Dans les pays tempérés, où les agrémens des femmes se conservent mieux, où elles sont plus tard nubiles, & où elles ont des enfans dans un âge plus avancé, la vieillesse de leur mari suit, en quelque façon, la leur : &, comme elles y ont plus de raison & de connoissances quand elles se marient, ne fût-ce que parce qu’elles ont plus long-temps vécu, il a dû naturellement s’introduire une espece d’égalité dans les deux sexes, & par conséquent la loi d’une seule femme.

Dans les pays froids, l’usage presque nécessaire des boissons fortes établit l’intempérance parmi les hommes. Les femmes, qui ont à cet égard une retenue naturelle, parce qu’elles ont toujours à se défendre, ont donc encore l’avantage de la raison sur eux.

La nature qui a distingué les hommes par la force & par la raison, n’a mis à leur pouvoir de terme que celui de cette force & de cette raison. Elle a donné aux femmes les agrémens, & a voulu que leur ascendant finît avec ces agrémens : mais, dans les pays chauds, ils ne se trouvent que dans les commencemens, & jamais dans le cours de leur vie.

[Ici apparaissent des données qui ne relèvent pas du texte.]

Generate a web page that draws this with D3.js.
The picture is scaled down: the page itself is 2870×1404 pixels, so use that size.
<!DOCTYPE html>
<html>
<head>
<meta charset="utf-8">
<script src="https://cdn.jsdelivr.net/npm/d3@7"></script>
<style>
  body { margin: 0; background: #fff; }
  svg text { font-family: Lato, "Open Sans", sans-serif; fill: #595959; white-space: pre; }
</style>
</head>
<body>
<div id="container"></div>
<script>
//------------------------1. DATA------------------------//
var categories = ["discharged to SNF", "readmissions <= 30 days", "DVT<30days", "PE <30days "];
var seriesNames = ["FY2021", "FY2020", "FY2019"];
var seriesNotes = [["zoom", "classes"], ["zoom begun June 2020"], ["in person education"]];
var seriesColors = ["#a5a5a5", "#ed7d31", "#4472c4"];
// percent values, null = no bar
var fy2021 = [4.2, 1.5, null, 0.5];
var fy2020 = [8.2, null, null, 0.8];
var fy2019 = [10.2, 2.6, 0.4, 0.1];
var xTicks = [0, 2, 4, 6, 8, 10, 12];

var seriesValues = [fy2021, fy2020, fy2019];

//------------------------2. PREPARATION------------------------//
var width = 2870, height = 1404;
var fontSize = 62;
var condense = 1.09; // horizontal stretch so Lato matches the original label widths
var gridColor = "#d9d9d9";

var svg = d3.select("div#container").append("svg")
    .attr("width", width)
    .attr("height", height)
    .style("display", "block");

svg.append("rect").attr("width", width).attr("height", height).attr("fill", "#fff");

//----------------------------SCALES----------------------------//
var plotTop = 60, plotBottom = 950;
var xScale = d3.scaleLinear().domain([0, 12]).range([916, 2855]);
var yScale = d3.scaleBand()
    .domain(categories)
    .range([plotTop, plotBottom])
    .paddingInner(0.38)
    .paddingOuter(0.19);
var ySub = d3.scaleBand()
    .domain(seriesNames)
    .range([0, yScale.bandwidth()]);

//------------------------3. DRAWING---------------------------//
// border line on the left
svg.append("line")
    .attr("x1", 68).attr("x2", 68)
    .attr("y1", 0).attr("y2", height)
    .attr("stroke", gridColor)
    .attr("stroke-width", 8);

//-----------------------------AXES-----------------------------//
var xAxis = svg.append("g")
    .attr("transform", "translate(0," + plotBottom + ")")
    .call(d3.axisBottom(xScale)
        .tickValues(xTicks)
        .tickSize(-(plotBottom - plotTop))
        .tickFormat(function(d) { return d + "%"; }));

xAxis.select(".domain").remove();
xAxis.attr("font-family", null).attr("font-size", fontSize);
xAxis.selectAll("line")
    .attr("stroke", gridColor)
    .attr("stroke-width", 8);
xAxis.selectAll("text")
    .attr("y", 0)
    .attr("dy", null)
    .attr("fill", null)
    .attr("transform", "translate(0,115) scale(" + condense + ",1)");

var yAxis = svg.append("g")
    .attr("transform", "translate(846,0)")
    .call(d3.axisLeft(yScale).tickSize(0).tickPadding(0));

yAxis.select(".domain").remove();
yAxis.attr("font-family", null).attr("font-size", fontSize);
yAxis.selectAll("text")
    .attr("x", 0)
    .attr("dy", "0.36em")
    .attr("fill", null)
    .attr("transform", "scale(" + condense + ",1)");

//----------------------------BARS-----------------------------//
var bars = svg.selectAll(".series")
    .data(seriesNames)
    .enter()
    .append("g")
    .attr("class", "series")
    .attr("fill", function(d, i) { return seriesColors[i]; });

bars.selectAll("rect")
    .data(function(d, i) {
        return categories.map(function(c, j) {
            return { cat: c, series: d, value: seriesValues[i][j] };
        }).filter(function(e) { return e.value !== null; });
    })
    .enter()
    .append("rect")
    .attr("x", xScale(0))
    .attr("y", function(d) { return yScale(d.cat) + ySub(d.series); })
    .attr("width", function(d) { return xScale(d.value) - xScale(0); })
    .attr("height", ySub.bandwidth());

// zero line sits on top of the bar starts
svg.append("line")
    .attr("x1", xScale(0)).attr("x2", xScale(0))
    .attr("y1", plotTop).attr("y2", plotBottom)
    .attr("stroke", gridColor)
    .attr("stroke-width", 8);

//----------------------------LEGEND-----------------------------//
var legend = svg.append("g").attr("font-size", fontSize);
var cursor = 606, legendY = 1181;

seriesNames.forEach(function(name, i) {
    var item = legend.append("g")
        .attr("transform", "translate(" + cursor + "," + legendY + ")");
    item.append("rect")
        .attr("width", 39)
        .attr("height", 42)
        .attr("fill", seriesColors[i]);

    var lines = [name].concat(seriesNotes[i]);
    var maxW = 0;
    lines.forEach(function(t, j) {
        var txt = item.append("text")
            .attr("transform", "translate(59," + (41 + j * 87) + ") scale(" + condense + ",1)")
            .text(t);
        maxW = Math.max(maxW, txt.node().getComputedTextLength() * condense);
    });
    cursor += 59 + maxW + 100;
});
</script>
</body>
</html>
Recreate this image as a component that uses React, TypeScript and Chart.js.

Ainsi la loi qui ne permet qu’une femme se rapporte plus au physique du climat de l’Europe, qu’au physique du climat de l’Asie. C’est une des raisons qui a fait que le mahométisme a trouvé tant de facilité à s’établir en Asie, & tant de difficulté à s’étendre en Europe, que le christianisme s’est maintenu en Europe, & a été détruit en Asie ; & qu’enfin les mahométans font tant de progrès à la Chine, & les chrétiens si peu. Les raisons humaines sont toujours subordonnées à cette cause suprême, qui fait tout ce qu’elle veut, & se sert de tout ce qu’elle veut.